- [Data for the task]
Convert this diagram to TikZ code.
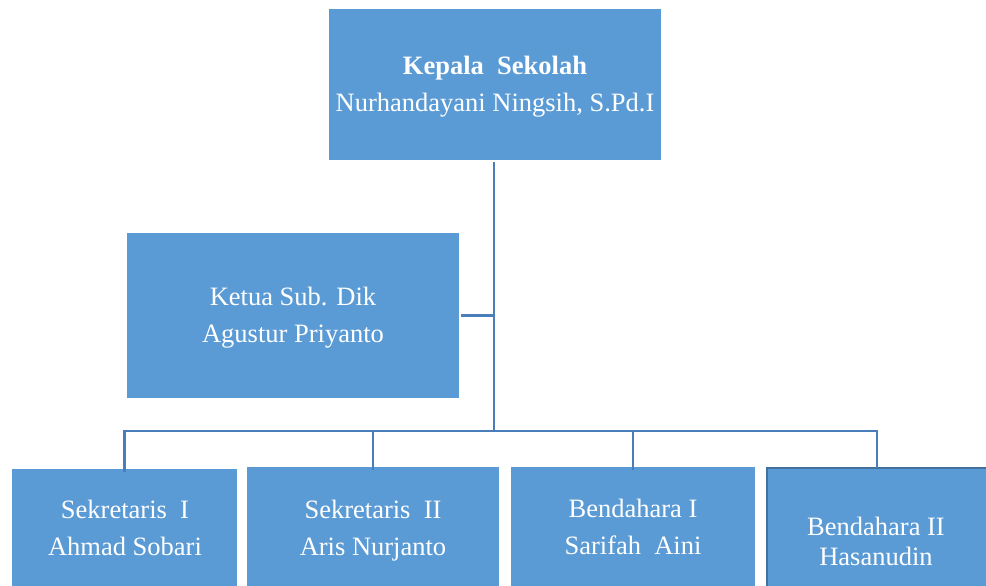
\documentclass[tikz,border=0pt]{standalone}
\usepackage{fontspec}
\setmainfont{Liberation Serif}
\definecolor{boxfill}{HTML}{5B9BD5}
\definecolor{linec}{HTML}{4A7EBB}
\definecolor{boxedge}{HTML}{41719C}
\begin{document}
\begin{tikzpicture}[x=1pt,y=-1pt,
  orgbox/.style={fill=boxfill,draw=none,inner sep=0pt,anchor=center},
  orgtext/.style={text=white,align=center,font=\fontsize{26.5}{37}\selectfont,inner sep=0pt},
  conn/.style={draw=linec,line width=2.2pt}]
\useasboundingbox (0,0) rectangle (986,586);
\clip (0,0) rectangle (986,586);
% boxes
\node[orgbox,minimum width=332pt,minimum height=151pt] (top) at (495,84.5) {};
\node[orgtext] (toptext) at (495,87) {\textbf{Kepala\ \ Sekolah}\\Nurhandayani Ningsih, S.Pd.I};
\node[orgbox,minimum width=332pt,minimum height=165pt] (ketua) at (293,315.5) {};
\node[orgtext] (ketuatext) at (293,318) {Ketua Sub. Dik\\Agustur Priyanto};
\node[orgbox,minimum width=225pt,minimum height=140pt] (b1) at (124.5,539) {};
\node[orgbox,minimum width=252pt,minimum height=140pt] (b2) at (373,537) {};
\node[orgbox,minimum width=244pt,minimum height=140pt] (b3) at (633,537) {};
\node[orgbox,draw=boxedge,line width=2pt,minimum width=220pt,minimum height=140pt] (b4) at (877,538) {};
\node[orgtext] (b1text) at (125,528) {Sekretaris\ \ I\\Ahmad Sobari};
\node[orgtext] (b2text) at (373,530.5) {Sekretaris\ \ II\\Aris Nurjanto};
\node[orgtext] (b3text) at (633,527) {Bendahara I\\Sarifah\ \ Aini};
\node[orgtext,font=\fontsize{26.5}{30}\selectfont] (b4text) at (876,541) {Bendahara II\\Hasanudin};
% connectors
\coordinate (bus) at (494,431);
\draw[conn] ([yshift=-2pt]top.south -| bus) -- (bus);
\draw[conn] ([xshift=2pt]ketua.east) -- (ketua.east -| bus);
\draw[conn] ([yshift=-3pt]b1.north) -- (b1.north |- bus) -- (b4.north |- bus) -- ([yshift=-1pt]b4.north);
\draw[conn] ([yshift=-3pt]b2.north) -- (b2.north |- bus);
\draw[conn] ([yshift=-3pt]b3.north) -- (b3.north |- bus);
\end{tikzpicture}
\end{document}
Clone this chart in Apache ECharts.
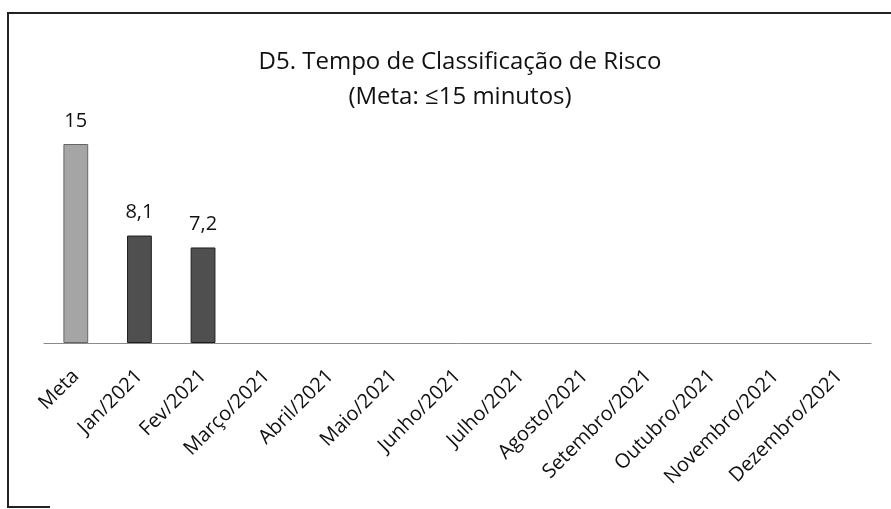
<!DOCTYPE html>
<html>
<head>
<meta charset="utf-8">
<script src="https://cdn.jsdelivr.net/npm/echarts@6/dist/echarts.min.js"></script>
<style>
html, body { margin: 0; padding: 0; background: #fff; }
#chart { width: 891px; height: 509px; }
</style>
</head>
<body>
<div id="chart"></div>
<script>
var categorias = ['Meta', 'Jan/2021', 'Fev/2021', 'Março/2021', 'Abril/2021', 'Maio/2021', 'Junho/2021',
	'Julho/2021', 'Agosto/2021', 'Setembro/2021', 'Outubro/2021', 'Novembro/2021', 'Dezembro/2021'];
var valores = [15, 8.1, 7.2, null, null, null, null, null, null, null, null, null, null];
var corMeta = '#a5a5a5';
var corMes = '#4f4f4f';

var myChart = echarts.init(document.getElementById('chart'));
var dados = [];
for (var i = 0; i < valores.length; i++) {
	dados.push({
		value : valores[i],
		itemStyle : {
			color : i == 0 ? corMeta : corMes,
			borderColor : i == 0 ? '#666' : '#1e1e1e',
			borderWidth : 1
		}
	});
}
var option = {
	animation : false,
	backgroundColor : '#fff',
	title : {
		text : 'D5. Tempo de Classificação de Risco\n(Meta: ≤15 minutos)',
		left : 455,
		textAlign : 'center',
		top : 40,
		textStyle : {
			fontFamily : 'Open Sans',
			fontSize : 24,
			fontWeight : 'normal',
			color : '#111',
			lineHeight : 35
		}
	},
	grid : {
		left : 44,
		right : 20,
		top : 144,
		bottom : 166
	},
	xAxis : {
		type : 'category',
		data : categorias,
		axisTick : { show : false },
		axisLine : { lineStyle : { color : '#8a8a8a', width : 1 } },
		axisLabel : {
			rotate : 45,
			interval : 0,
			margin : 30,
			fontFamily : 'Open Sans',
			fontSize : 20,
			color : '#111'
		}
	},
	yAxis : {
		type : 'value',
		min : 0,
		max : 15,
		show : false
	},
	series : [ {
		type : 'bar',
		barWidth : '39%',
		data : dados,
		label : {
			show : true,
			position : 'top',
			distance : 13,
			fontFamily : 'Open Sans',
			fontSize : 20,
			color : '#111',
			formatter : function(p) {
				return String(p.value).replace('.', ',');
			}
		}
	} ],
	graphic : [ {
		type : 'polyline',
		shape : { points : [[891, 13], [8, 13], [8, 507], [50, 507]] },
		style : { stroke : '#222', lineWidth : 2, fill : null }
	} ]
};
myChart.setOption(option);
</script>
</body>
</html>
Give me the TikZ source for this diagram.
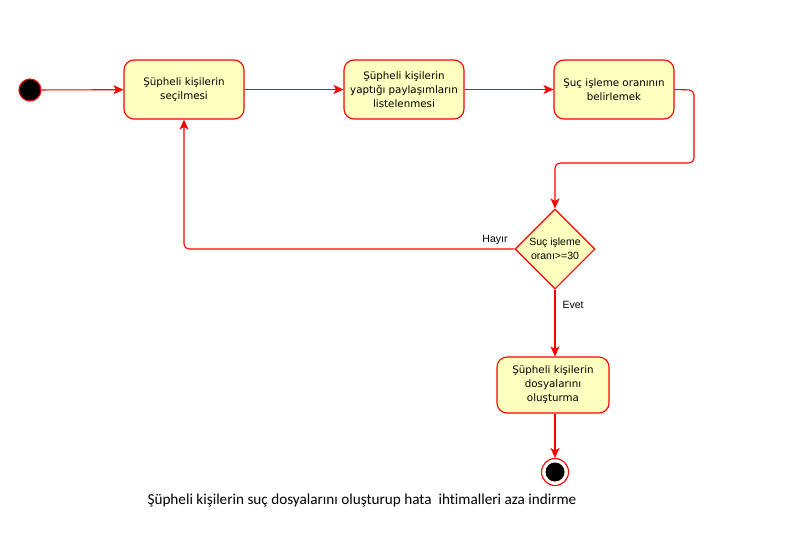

- [Exercise description] The records above need to be given again exactly. Omit the pictures.

- [Exercise answer]
Convert this diagram to TikZ code.
\documentclass[tikz,border=0pt]{standalone}
\usepackage{fontspec}
\setmainfont{Liberation Serif}
\definecolor{boxfill}{HTML}{5B9BD5}
\definecolor{linec}{HTML}{4A7EBB}
\definecolor{boxedge}{HTML}{41719C}
\begin{document}
\begin{tikzpicture}[x=1pt,y=-1pt,
  orgbox/.style={fill=boxfill,draw=none,inner sep=0pt,anchor=center},
  orgtext/.style={text=white,align=center,font=\fontsize{26.5}{37}\selectfont,inner sep=0pt},
  conn/.style={draw=linec,line width=2.2pt}]
\useasboundingbox (0,0) rectangle (986,586);
\clip (0,0) rectangle (986,586);
% boxes
\node[orgbox,minimum width=332pt,minimum height=151pt] (top) at (495,84.5) {};
\node[orgtext] (toptext) at (495,87) {\textbf{Kepala\ \ Sekolah}\\Nurhandayani Ningsih, S.Pd.I};
\node[orgbox,minimum width=332pt,minimum height=165pt] (ketua) at (293,315.5) {};
\node[orgtext] (ketuatext) at (293,318) {Ketua Sub. Dik\\Agustur Priyanto};
\node[orgbox,minimum width=225pt,minimum height=140pt] (b1) at (124.5,539) {};
\node[orgbox,minimum width=252pt,minimum height=140pt] (b2) at (373,537) {};
\node[orgbox,minimum width=244pt,minimum height=140pt] (b3) at (633,537) {};
\node[orgbox,draw=boxedge,line width=2pt,minimum width=220pt,minimum height=140pt] (b4) at (877,538) {};
\node[orgtext] (b1text) at (125,528) {Sekretaris\ \ I\\Ahmad Sobari};
\node[orgtext] (b2text) at (373,530.5) {Sekretaris\ \ II\\Aris Nurjanto};
\node[orgtext] (b3text) at (633,527) {Bendahara I\\Sarifah\ \ Aini};
\node[orgtext,font=\fontsize{26.5}{30}\selectfont] (b4text) at (876,541) {Bendahara II\\Hasanudin};
% connectors
\coordinate (bus) at (494,431);
\draw[conn] ([yshift=-2pt]top.south -| bus) -- (bus);
\draw[conn] ([xshift=2pt]ketua.east) -- (ketua.east -| bus);
\draw[conn] ([yshift=-3pt]b1.north) -- (b1.north |- bus) -- (b4.north |- bus) -- ([yshift=-1pt]b4.north);
\draw[conn] ([yshift=-3pt]b2.north) -- (b2.north |- bus);
\draw[conn] ([yshift=-3pt]b3.north) -- (b3.north |- bus);
\end{tikzpicture}
\end{document}
Clone this chart in Apache ECharts.
<!DOCTYPE html>
<html>
<head>
<meta charset="utf-8">
<script src="https://cdn.jsdelivr.net/npm/echarts@6/dist/echarts.min.js"></script>
<style>
html, body { margin: 0; padding: 0; background: #fff; }
#chart { width: 891px; height: 509px; }
</style>
</head>
<body>
<div id="chart"></div>
<script>
var categorias = ['Meta', 'Jan/2021', 'Fev/2021', 'Março/2021', 'Abril/2021', 'Maio/2021', 'Junho/2021',
	'Julho/2021', 'Agosto/2021', 'Setembro/2021', 'Outubro/2021', 'Novembro/2021', 'Dezembro/2021'];
var valores = [15, 8.1, 7.2, null, null, null, null, null, null, null, null, null, null];
var corMeta = '#a5a5a5';
var corMes = '#4f4f4f';

var myChart = echarts.init(document.getElementById('chart'));
var dados = [];
for (var i = 0; i < valores.length; i++) {
	dados.push({
		value : valores[i],
		itemStyle : {
			color : i == 0 ? corMeta : corMes,
			borderColor : i == 0 ? '#666' : '#1e1e1e',
			borderWidth : 1
		}
	});
}
var option = {
	animation : false,
	backgroundColor : '#fff',
	title : {
		text : 'D5. Tempo de Classificação de Risco\n(Meta: ≤15 minutos)',
		left : 455,
		textAlign : 'center',
		top : 40,
		textStyle : {
			fontFamily : 'Open Sans',
			fontSize : 24,
			fontWeight : 'normal',
			color : '#111',
			lineHeight : 35
		}
	},
	grid : {
		left : 44,
		right : 20,
		top : 144,
		bottom : 166
	},
	xAxis : {
		type : 'category',
		data : categorias,
		axisTick : { show : false },
		axisLine : { lineStyle : { color : '#8a8a8a', width : 1 } },
		axisLabel : {
			rotate : 45,
			interval : 0,
			margin : 30,
			fontFamily : 'Open Sans',
			fontSize : 20,
			color : '#111'
		}
	},
	yAxis : {
		type : 'value',
		min : 0,
		max : 15,
		show : false
	},
	series : [ {
		type : 'bar',
		barWidth : '39%',
		data : dados,
		label : {
			show : true,
			position : 'top',
			distance : 13,
			fontFamily : 'Open Sans',
			fontSize : 20,
			color : '#111',
			formatter : function(p) {
				return String(p.value).replace('.', ',');
			}
		}
	} ],
	graphic : [ {
		type : 'polyline',
		shape : { points : [[891, 13], [8, 13], [8, 507], [50, 507]] },
		style : { stroke : '#222', lineWidth : 2, fill : null }
	} ]
};
myChart.setOption(option);
</script>
</body>
</html>
Give me the TikZ source for this diagram.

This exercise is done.